И все же призрачность — это не только возвращение мертвых к жизни. Не сводится она и к тому, что призрак отказывается умирать. Привидения, выходцы с того света и другие сущности, неотступно преследующие нас в наших видениях, указывают на такой загробный мир, который в некотором смысле непроницаем для человеческого опыта. В конце концов, ищущие призраков редко их находят. Увидеть привидение можно, но только если оно начинает преследовать нас. Однако призрачность не/человеческого — другого порядка. Прежде всего, не/человеческая призрачность конститутивна для человеческого существования и не является неким аномальным отклонением человеческого, которое необходимо изгнать или о котором нужно скорбеть. Этот призрак всегда находится рядом, присутствуя как некое начало, которое приоткрывает ничего не выражающий лик тела, постоянно стремящегося в нерассеивающиеся сумерки.

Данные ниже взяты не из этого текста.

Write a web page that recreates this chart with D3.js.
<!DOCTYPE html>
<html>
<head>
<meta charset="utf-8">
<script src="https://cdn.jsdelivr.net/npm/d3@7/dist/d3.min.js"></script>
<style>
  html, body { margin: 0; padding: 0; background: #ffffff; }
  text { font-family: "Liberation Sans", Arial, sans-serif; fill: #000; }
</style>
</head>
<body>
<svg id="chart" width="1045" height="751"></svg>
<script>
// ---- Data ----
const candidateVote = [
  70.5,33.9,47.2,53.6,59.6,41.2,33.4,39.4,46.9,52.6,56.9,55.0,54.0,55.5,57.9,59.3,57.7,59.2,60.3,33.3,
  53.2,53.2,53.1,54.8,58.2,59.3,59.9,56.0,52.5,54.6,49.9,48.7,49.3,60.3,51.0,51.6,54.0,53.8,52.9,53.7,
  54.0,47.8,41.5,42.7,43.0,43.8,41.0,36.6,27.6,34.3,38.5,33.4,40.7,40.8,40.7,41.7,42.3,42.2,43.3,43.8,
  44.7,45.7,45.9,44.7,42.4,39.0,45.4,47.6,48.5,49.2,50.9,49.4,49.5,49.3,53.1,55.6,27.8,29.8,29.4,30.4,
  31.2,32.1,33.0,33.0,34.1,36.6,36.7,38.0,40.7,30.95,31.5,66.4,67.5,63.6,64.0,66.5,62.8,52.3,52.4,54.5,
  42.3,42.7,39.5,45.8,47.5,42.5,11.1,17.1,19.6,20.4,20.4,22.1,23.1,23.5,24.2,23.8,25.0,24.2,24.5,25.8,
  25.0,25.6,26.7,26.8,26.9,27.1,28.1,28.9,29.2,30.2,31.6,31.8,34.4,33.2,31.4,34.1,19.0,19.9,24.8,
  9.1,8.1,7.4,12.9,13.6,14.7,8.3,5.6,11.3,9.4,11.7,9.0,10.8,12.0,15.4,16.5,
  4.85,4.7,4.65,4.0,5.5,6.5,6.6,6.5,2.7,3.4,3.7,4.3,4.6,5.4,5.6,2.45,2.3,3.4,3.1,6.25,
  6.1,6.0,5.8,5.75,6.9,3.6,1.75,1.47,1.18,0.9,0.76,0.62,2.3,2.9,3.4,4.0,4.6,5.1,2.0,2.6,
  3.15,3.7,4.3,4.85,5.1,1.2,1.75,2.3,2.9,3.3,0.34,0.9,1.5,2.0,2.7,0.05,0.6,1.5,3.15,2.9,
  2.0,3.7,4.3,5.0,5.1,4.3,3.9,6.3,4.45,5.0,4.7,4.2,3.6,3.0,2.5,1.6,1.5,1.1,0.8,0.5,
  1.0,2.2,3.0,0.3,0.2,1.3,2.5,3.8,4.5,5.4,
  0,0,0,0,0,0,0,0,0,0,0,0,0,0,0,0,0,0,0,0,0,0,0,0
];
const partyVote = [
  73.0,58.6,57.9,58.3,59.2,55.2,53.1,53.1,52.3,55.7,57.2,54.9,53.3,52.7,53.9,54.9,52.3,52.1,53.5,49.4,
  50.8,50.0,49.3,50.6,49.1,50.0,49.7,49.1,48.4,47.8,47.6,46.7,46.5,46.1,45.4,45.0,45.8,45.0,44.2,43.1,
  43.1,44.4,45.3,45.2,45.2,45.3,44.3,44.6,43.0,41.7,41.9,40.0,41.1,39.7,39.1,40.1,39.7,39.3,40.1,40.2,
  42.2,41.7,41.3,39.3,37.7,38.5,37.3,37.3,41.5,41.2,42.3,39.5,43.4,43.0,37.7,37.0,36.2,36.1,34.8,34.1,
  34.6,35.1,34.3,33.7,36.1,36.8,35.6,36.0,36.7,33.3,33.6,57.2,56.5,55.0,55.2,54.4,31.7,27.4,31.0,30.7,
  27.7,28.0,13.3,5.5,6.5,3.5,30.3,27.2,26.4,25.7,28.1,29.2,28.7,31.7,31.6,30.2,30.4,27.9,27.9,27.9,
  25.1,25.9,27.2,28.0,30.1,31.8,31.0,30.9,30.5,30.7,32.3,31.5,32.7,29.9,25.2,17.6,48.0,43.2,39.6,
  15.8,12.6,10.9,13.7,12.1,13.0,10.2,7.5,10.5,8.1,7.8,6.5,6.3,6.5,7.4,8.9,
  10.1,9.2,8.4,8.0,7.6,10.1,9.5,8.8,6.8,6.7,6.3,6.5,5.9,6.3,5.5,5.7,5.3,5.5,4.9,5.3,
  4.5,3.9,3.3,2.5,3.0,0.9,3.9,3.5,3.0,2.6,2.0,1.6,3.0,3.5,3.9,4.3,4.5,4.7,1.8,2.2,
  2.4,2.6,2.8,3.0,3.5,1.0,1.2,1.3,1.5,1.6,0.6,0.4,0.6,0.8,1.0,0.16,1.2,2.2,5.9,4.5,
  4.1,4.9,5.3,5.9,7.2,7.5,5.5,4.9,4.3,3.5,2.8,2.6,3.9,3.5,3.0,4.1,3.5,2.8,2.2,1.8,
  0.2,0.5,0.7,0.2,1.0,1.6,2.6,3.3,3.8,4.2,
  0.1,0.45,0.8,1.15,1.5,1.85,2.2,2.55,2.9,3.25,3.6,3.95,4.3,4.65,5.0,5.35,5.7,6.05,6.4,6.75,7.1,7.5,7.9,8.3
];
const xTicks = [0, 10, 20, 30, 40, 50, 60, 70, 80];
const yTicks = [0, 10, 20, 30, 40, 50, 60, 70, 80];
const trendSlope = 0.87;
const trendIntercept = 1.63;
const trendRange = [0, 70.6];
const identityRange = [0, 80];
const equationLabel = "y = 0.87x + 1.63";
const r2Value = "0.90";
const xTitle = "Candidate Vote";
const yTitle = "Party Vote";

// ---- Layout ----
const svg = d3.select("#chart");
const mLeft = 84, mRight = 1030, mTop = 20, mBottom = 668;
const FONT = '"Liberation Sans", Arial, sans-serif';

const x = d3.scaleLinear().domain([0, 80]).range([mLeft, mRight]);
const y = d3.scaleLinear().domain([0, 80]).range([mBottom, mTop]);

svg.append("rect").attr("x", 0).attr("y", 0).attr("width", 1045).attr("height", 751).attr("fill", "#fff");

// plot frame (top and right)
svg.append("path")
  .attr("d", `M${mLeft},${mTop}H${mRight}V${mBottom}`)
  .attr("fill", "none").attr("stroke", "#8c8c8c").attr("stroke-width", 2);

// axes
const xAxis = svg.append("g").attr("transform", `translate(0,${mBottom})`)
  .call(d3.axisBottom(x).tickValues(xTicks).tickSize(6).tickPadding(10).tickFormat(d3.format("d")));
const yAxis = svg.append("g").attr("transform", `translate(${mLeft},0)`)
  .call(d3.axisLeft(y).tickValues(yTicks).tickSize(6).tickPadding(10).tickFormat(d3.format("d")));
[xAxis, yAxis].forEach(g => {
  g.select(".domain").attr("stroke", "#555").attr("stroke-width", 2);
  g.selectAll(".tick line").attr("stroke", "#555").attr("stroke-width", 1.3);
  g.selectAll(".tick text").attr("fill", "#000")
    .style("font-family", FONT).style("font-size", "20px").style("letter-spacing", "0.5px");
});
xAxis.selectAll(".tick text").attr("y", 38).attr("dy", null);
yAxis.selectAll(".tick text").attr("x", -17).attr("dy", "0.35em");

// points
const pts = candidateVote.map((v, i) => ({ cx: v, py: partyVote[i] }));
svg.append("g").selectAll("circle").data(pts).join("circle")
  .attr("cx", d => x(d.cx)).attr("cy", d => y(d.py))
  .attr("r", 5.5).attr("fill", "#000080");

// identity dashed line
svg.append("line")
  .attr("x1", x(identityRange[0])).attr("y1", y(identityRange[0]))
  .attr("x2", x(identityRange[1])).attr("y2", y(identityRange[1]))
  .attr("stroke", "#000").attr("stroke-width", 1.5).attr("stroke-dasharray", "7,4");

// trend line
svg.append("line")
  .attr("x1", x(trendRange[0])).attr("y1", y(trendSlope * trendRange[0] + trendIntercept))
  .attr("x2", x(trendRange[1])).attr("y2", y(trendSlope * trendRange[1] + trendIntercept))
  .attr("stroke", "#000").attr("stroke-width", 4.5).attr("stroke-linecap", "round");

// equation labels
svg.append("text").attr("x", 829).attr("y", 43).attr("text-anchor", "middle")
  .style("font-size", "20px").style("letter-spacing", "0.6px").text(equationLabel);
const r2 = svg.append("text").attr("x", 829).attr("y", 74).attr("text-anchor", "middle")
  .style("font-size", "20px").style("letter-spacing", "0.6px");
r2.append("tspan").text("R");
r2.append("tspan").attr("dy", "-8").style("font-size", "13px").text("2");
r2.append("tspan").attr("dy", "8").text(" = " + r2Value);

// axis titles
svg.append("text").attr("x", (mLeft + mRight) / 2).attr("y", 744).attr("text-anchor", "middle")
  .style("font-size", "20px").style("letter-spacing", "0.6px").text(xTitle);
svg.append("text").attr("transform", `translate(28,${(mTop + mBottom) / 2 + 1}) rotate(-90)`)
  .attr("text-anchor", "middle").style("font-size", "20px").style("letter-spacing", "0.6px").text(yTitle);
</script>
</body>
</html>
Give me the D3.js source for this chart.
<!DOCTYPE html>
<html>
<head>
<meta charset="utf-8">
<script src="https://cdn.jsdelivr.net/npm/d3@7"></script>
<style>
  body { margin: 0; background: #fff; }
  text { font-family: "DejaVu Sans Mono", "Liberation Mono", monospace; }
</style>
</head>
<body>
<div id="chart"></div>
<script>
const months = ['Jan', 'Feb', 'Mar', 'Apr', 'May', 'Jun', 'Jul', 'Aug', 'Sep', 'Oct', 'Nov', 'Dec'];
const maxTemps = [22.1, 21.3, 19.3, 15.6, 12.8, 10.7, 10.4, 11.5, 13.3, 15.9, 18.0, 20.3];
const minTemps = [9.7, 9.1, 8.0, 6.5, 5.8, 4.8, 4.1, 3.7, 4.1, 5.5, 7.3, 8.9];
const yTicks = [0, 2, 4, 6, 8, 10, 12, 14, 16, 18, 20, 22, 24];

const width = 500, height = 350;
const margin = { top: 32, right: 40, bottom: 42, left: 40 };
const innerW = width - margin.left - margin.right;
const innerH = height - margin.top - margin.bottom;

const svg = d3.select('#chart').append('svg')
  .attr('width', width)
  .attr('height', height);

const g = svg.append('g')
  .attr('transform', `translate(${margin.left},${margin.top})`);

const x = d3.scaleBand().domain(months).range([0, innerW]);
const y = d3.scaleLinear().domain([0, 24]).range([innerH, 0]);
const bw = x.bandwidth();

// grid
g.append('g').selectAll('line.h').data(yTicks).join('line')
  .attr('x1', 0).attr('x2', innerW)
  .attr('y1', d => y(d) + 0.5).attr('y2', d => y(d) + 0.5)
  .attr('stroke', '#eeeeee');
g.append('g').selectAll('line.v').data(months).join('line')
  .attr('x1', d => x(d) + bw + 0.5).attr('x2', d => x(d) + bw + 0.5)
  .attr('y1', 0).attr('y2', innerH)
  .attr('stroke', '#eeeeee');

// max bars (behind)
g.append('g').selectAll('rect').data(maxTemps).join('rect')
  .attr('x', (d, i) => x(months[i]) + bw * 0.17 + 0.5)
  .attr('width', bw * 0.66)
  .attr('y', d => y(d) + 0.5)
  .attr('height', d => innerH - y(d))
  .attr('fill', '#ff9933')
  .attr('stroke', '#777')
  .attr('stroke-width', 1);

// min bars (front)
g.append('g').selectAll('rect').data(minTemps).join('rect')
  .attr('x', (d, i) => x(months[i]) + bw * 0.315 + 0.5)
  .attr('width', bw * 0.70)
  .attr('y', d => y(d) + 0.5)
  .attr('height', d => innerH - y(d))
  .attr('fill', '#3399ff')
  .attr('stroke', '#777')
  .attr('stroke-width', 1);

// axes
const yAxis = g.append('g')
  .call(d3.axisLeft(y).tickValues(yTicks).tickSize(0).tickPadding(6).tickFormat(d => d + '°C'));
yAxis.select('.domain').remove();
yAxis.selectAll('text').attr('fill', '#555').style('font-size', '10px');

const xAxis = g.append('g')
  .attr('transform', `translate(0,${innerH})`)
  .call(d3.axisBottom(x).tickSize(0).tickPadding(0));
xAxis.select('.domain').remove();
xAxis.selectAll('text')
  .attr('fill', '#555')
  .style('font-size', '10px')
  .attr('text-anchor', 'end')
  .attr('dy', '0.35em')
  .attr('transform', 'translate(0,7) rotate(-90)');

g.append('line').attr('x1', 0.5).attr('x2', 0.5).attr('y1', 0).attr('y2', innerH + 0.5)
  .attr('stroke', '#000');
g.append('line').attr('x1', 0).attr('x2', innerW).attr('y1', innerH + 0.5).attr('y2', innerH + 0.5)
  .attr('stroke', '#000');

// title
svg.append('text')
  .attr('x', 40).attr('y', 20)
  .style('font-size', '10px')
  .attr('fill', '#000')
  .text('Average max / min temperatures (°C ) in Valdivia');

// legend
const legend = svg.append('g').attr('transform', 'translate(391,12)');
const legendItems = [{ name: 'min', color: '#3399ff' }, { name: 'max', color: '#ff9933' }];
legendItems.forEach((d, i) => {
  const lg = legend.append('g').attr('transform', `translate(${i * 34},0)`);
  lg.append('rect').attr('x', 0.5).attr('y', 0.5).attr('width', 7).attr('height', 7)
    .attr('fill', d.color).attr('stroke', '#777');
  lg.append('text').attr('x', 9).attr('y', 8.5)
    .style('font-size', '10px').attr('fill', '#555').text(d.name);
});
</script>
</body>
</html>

Ведет ли эта трансформация человеческого в призрачное к отрицанию субъекта? Ровно наоборот. Как ни парадоксально, странный реализм материальности, лежащей за пределами человеческого опыта, возможен только благодаря телу. Тело не отрицается, но возвращается в качестве чужеродного присутствия. Как об этом пишет Левинас: «Ужас — событие бытия, возвращающееся в лоно отрицания, как будто ничто не имело места» (37; перевод изменен). Действительно, имело место — буквально — ничто. Тело остается на месте и его материальность, как кажется, не затронута столкновением с анонимным существованием. И все же в онтологическом отношении [это столкновение] указывает на иной порядок материального существования. Вмешивается ни-что (no-thing). По этой причине тело перестает быть началом (element) в отношении сущего и бытия. Оно возвращается, будучи онтологически обезображено трансформацией в не/человеческую сущность.